## WORK TO DO:
For this exercise, copy out each line of the material below that includes "with".

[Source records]
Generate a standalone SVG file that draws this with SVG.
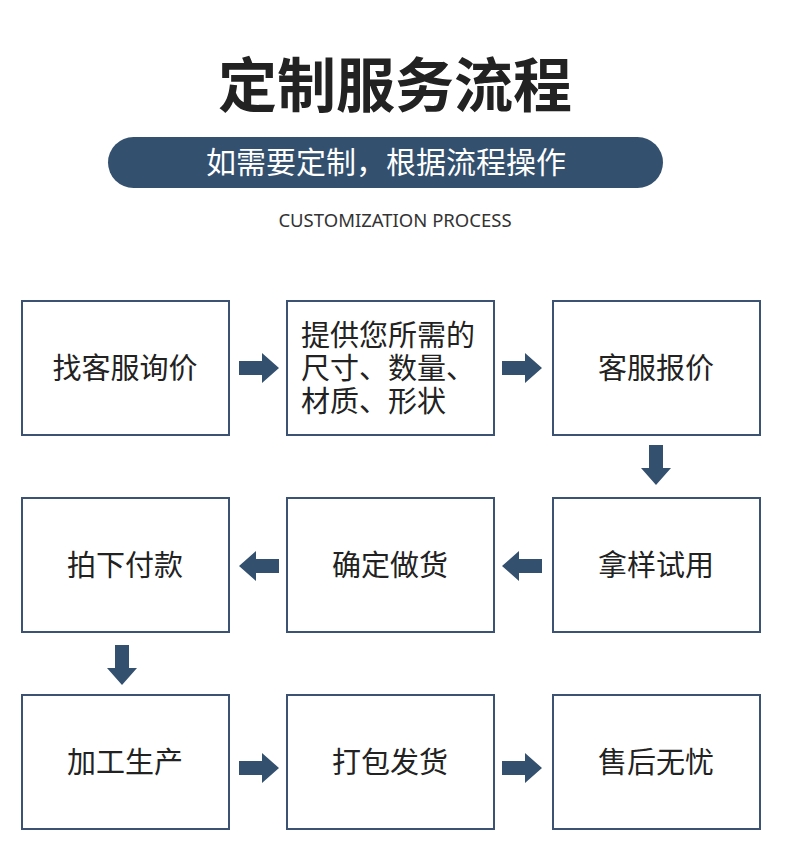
<svg xmlns="http://www.w3.org/2000/svg" width="790" height="858" viewBox="0 0 790 858">
<style>
.box{fill:#fff;stroke:#3b5273;stroke-width:2}
.t{font-family:"Noto Sans CJK SC",sans-serif;font-size:29px;fill:#222;text-anchor:middle}
.tl{font-family:"Noto Sans CJK SC",sans-serif;font-size:29px;fill:#222;text-anchor:start}
.ar{fill:#34506f}
</style>
<defs>
<path id="ar" class="ar" d="M-20,-7 H3 V-15 L20,0 L3,15 V7 H-20 Z"/>
</defs>
<rect width="790" height="858" fill="#fff"/>
<text x="395" y="107" font-family="Noto Sans CJK SC,sans-serif" font-size="59" font-weight="bold" fill="#222" text-anchor="middle">定制服务流程</text>
<rect x="108" y="137" width="555" height="51" rx="25.5" fill="#34506f"/>
<text x="386" y="173" font-family="Noto Sans CJK SC,sans-serif" font-size="30" fill="#fff" text-anchor="middle">如需要定制，根据流程操作</text>
<text x="395" y="227" font-family="Noto Sans,sans-serif" font-size="18.5" fill="#333" text-anchor="middle">CUSTOMIZATION PROCESS</text>
<g id="n1"><rect class="box" x="22" y="301" width="207" height="134"/><text class="t" x="125" y="379">找客服询价</text></g>
<g id="n2"><rect class="box" x="287" y="301" width="207" height="134"/><text class="tl" x="301" y="346">提供您所需的</text><text class="tl" x="301" y="379">尺寸、数量、</text><text class="tl" x="301" y="412">材质、形状</text></g>
<g id="n3"><rect class="box" x="553" y="301" width="207" height="134"/><text class="t" x="656" y="379">客服报价</text></g>
<g id="n4"><rect class="box" x="553" y="498" width="207" height="134"/><text class="t" x="656" y="576">拿样试用</text></g>
<g id="n5"><rect class="box" x="287" y="498" width="207" height="134"/><text class="t" x="390" y="576">确定做货</text></g>
<g id="n6"><rect class="box" x="22" y="498" width="207" height="134"/><text class="t" x="125" y="576">拍下付款</text></g>
<g id="n7"><rect class="box" x="22" y="695" width="207" height="134"/><text class="t" x="125" y="773">加工生产</text></g>
<g id="n8"><rect class="box" x="287" y="695" width="207" height="134"/><text class="t" x="390" y="773">打包发货</text></g>
<g id="n9"><rect class="box" x="553" y="695" width="207" height="134"/><text class="t" x="656" y="773">售后无忧</text></g>
<g id="connectors">
<use href="#ar" transform="translate(259,368)"/>
<use href="#ar" transform="translate(522,368)"/>
<use href="#ar" transform="translate(656,465) rotate(90)"/>
<use href="#ar" transform="translate(522,566) rotate(180)"/>
<use href="#ar" transform="translate(259,566) rotate(180)"/>
<use href="#ar" transform="translate(122,665) rotate(90)"/>
<use href="#ar" transform="translate(259,768)"/>
<use href="#ar" transform="translate(522,768)"/>
</g>
</svg>
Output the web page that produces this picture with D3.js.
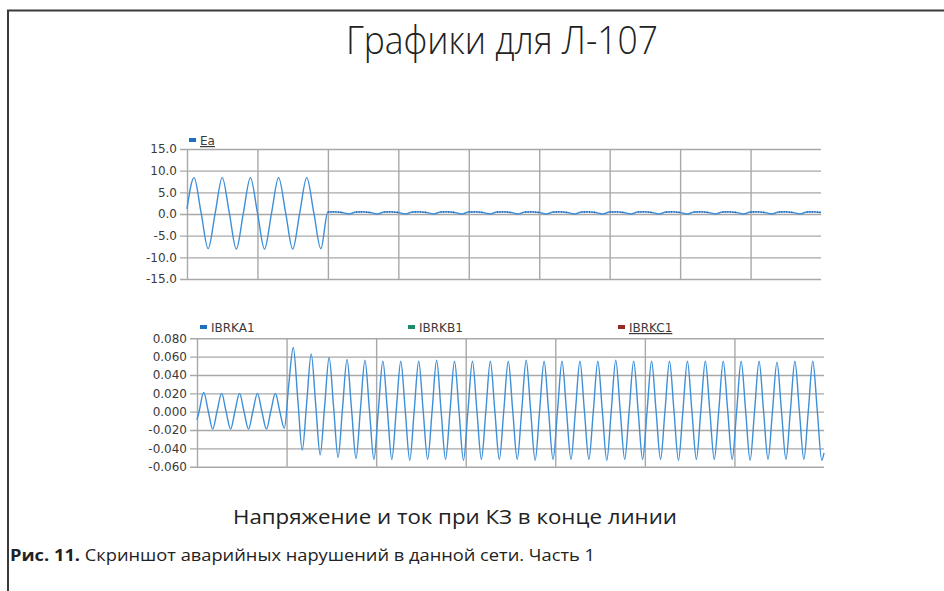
<!DOCTYPE html>
<html><head><meta charset="utf-8">
<script src="https://cdn.jsdelivr.net/npm/d3@7"></script>
<style>body{margin:0;background:#fff}svg{display:block}</style>
</head><body>
<script>
// ---- data ----
const titleText = "Графики для Л-107";
const subtitleText = "Напряжение и ток при КЗ в конце линии";
const captionBold = "Рис. 11.";
const captionText = " Скриншот аварийных нарушений в данной сети. Часть 1";

const topTicks = [15, 10, 5, 0, -5, -10, -15];
const topTickLabels = ["15.0", "10.0", "5.0", "0.0", "-5.0", "-10.0", "-15.0"];
const topGridTimes = [0, 50, 100, 150, 200, 250, 300, 350, 400];
const topDomain = [0, 450];
const eaTimes = d3.range(0, 451, 5);
const eaValues = [
  1.2, 8.4, 0.3, -8.0, 0.2, 8.4, 0.3, -8.1, 0.2, 8.4, 0.3, -8.1, 0.2, 8.4, 0.3, -8.1, 0.2, 8.4, 0.3, -8.0,
  0.45, 0.5, 0.35, 0.0, 0.45, 0.5, 0.35, 0.0, 0.45, 0.5, 0.35, 0.0, 0.45, 0.5, 0.35, 0.0,
  0.45, 0.5, 0.35, 0.0, 0.45, 0.5, 0.35, 0.0, 0.45, 0.5, 0.35, 0.0, 0.45, 0.5, 0.35, 0.0,
  0.45, 0.5, 0.35, 0.0, 0.45, 0.5, 0.35, 0.0, 0.45, 0.5, 0.35, 0.0, 0.45, 0.5, 0.35, 0.0,
  0.45, 0.5, 0.35, 0.0, 0.45, 0.5, 0.35, 0.0, 0.45, 0.5, 0.35, 0.0, 0.45, 0.5, 0.35, 0.0,
  0.45, 0.5, 0.35, 0.0, 0.45, 0.5, 0.35
];

const botTicks = [0.08, 0.06, 0.04, 0.02, 0, -0.02, -0.04, -0.06];
const botTickLabels = ["0.080", "0.060", "0.040", "0.020", "0.000", "-0.020", "-0.040", "-0.060"];
const botGridTimes = [0, 100, 200, 300, 400, 500, 600];
const botDomain = [0, 700];
const ibTimes = [0].concat(d3.range(2.5, 700, 5), [700]);
const ibValues = [
  -0.009,
  0.001, 0.021, 0.001, -0.019, 0.001, 0.020, 0.000, -0.019, 0.001, 0.020, 0.000, -0.019,
  0.001, 0.020, 0.000, -0.019, 0.001, 0.020, 0.000, -0.018,
  0.030, 0.070, 0.014, -0.042, 0.010, 0.063, 0.008, -0.047, 0.006, 0.059, 0.005, -0.050,
  0.004, 0.057, 0.003, -0.051, 0.003, 0.056, 0.002, -0.052, 0.002, 0.055, 0.002, -0.052,
  0.002, 0.055, 0.001, -0.053, 0.001, 0.055, 0.001, -0.052, 0.001, 0.056, 0.001, -0.052,
  0.001, 0.055, 0.001, -0.053, 0.001, 0.055, 0.001, -0.052, 0.001, 0.055, 0.001, -0.052,
  0.001, 0.055, 0.001, -0.052, 0.001, 0.056, 0.001, -0.053, 0.001, 0.055, 0.001, -0.052,
  0.001, 0.055, 0.001, -0.052, 0.001, 0.055, 0.001, -0.052, 0.001, 0.055, 0.001, -0.053,
  0.001, 0.056, 0.001, -0.052, 0.001, 0.055, 0.001, -0.052, 0.001, 0.055, 0.001, -0.052,
  0.001, 0.055, 0.001, -0.053, 0.001, 0.055, 0.001, -0.052, 0.001, 0.055, 0.001, -0.052,
  0.001, 0.055, 0.001, -0.052, 0.001, 0.055, 0.001, -0.053, 0.001, 0.055, 0.001, -0.052,
  0.001, 0.054, 0.001, -0.052, 0.001, 0.055, 0.001, -0.052, 0.001, 0.055, 0.001, -0.053,
  -0.045
];
const topLegend = [{name: "Ea", color: "#1f6fc0", underline: true}];
const botLegend = [
  {name: "IBRKA1", color: "#1f6fc0", underline: false},
  {name: "IBRKB1", color: "#1e8a6c", underline: false},
  {name: "IBRKC1", color: "#9a2a20", underline: true}
];

// ---- drawing ----
const W = 944, H = 591;
const svg = d3.select("body").append("svg").attr("width", W).attr("height", H);
const lineColor = "#3d8fd8", gridColor = "#a8a8a8", labelColor = "#3a3a3a";

svg.append("path").attr("d", `M8,${H} V10.5 H${W}`).attr("fill", "none")
  .attr("stroke", "#3a3a3a").attr("stroke-width", 2);

svg.append("text").attr("x", 502).attr("y", 54).attr("text-anchor", "middle")
  .attr("font-family", "Open Sans").attr("font-weight", 300).attr("font-size", 38)
  .attr("fill", "#222").attr("textLength", 312).attr("lengthAdjust", "spacingAndGlyphs")
  .text(titleText);

function panel(cfg) {
  const x = d3.scaleLinear().domain(cfg.domain).range([cfg.x0, cfg.x1]);
  const y = d3.scaleLinear().domain([cfg.ticks[0], cfg.ticks[cfg.ticks.length - 1]]).range([cfg.y0, cfg.y1]);
  const g = svg.append("g");
  // vertical grid via axis
  const bx = d3.axisBottom(x).tickValues(cfg.gridTimes).tickSize(-(cfg.y1 - cfg.y0)).tickFormat("");
  const bxG = g.append("g").attr("transform", `translate(0,${cfg.y1})`).call(bx);
  bxG.select(".domain").remove();
  bxG.selectAll(".tick line").attr("stroke", gridColor).attr("stroke-width", 1.4);
  // horizontal grid + labels via axis
  const ax = d3.axisLeft(y).tickValues(cfg.ticks).tickSize((cfg.x1 - cfg.x0) + 7)
    .tickFormat((d, i) => cfg.labels[i]).tickPadding(3);
  const axG = g.append("g").attr("transform", `translate(${cfg.x1},0)`).call(ax);
  axG.select(".domain").remove();
  axG.selectAll(".tick line").attr("stroke", gridColor).attr("stroke-width", 1.4);
  axG.selectAll(".tick text")
    .attr("font-family", "DejaVu Sans").attr("font-size", 12).attr("fill", labelColor);
  // series
  const pts = cfg.times.map((t, i) => [t, cfg.values[i]]);
  const line = d3.line().x(d => x(d[0])).y(d => y(d[1])).curve(d3.curveMonotoneX);
  g.append("path").attr("d", line(pts)).attr("fill", "none")
    .attr("stroke", lineColor).attr("stroke-width", 1.4);
  if (cfg.dots) {
    const dl = d3.line().defined(d => d[0] >= 100 && d[1] >= 0.3)
      .x(d => x(d[0])).y(d => y(d[1])).curve(d3.curveMonotoneX);
    g.append("path").attr("d", dl(pts)).attr("fill", "none")
      .attr("stroke", "#2a5ea8").attr("stroke-width", 1.6).attr("stroke-dasharray", "1 1.5");
  }
  // legend
  cfg.legend.forEach((l, i) => {
    const lx = cfg.legendX[i], ly = cfg.legendY;
    svg.append("rect").attr("x", lx).attr("y", ly - 7).attr("width", 7).attr("height", 4).attr("fill", l.color);
    svg.append("text").attr("x", lx + 11).attr("y", ly).attr("font-family", "DejaVu Sans")
      .attr("font-size", 12).attr("fill", labelColor)
      .attr("text-decoration", l.underline ? "underline" : null).text(l.name);
  });
}

panel({domain: topDomain, x0: 187, x1: 821, y0: 149, y1: 279, ticks: topTicks, labels: topTickLabels,
  gridTimes: topGridTimes, times: eaTimes, values: eaValues, legend: topLegend, legendX: [189], legendY: 145, dots: true});
panel({domain: botDomain, x0: 197, x1: 824, y0: 338.3, y1: 466.7, ticks: botTicks, labels: botTickLabels,
  gridTimes: botGridTimes, times: ibTimes, values: ibValues, legend: botLegend, legendX: [200, 408, 618], legendY: 332});

svg.append("text").attr("x", 455).attr("y", 524).attr("text-anchor", "middle")
  .attr("font-family", "Open Sans").attr("font-size", 20).attr("fill", "#222")
  .attr("textLength", 444).attr("lengthAdjust", "spacingAndGlyphs").text(subtitleText);

const cap = svg.append("text").attr("x", 10).attr("y", 561).attr("font-family", "Open Sans")
  .attr("font-size", 16.5).attr("fill", "#222").attr("textLength", 585).attr("lengthAdjust", "spacingAndGlyphs");
cap.append("tspan").attr("font-weight", 700).text(captionBold);
cap.append("tspan").text(captionText);
</script>
</body></html>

## COMPLETE ANSWER:
Generate a standalone SVG file that draws this with SVG.
Output the web page that produces this picture with D3.js.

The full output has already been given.